Nadya Suleman, better known to most as the "Octomom," recently revealed the reason she became an adult film actress.
While speaking to The New York Times, Suleman stated that she initally did it because she "was selfish and immature," then added that she "never wanted the attention."
After deciding to quit, however, she went on to claim that she was essentially blackmailed into remaining in the brief career by her manager, who was also an adult film actress.
"I wanted to quit, but my manager said, 'If you do, I'm reporting you to welfare for fraud,' " Suleman shared, eventually going on to say that she and her children "talk about everything," so they are aware of what she experienced.
"They know, they went through it with me," she stated. "It's a huge weight lifted off of all of them when I went back to who I was. We were struggling financially, but it was such a blessing to be able to be free from that. Those were chains."
In a previous interview with PEOPLE, the mother of 14 — who delivered her octuplets in 2009 — spoke openly about why she pulled away from the spotlight.
"I had stopped wanting to do it from day one," Suleman said. "I was violating my boundaries and my value system and my own self. I didn't think of it at the time because I was in survival mode, and I was doing whatever I possibly could to provide for my kids."
"There was definitely a catalyst — my girls, particularly my oldest daughter Amerah.
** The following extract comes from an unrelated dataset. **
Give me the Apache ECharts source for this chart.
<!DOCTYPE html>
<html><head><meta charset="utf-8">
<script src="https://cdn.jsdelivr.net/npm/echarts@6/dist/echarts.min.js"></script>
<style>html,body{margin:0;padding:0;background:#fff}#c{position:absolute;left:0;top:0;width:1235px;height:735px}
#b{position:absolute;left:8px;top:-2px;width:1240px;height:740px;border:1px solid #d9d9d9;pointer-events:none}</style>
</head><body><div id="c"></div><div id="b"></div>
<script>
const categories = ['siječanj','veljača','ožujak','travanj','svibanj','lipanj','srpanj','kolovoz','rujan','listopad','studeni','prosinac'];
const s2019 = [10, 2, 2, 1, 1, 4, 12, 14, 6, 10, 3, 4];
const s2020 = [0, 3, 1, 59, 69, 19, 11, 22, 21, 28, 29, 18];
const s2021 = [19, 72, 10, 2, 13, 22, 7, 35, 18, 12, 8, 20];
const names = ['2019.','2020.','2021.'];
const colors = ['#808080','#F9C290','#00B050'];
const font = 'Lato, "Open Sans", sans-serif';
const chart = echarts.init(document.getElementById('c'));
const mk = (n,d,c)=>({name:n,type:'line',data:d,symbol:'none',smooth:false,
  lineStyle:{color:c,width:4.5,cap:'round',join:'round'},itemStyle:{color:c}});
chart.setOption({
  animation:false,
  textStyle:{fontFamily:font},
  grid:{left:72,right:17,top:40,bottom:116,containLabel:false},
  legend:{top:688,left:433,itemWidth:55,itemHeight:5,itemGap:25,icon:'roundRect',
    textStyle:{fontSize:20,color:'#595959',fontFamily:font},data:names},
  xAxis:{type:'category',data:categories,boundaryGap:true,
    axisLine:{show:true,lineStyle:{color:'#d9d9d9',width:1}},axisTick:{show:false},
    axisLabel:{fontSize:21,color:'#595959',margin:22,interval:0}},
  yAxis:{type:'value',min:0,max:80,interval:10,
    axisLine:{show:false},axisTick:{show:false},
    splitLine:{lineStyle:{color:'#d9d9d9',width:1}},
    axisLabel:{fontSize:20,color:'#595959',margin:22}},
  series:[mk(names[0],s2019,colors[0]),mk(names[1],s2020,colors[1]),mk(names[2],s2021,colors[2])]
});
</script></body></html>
She was about 10, and she started integrating my traits and behaviors," she went on to tell PEOPLE.
"After I had observed my daughter beginning to emulate me, I saw her going down that same potentially destructive path, and I realized at that moment I'd rather be homeless in my van with all 14 kids than continuing down this path. It was not what I wanted for my children," Suleman also said.
Interestingly, the 43-year-old went on to confess that she didn't mean to have so many children, stating that she was "misled" by her doctor — Michael Kamrava — when undergoing the embryo implanting process.
"He told me we lost six embryos, he said they were expelled out of me, and that's why he wanted to implant another six," she said, though a friend of Dr. Kamrava, Rabbi David Shofet, refuted this claim.
"He told me he suggested to her not to keep all of them, but she said no," the Rabbi stated. Kamrava himself was reportedly not able to be reached by the NYT.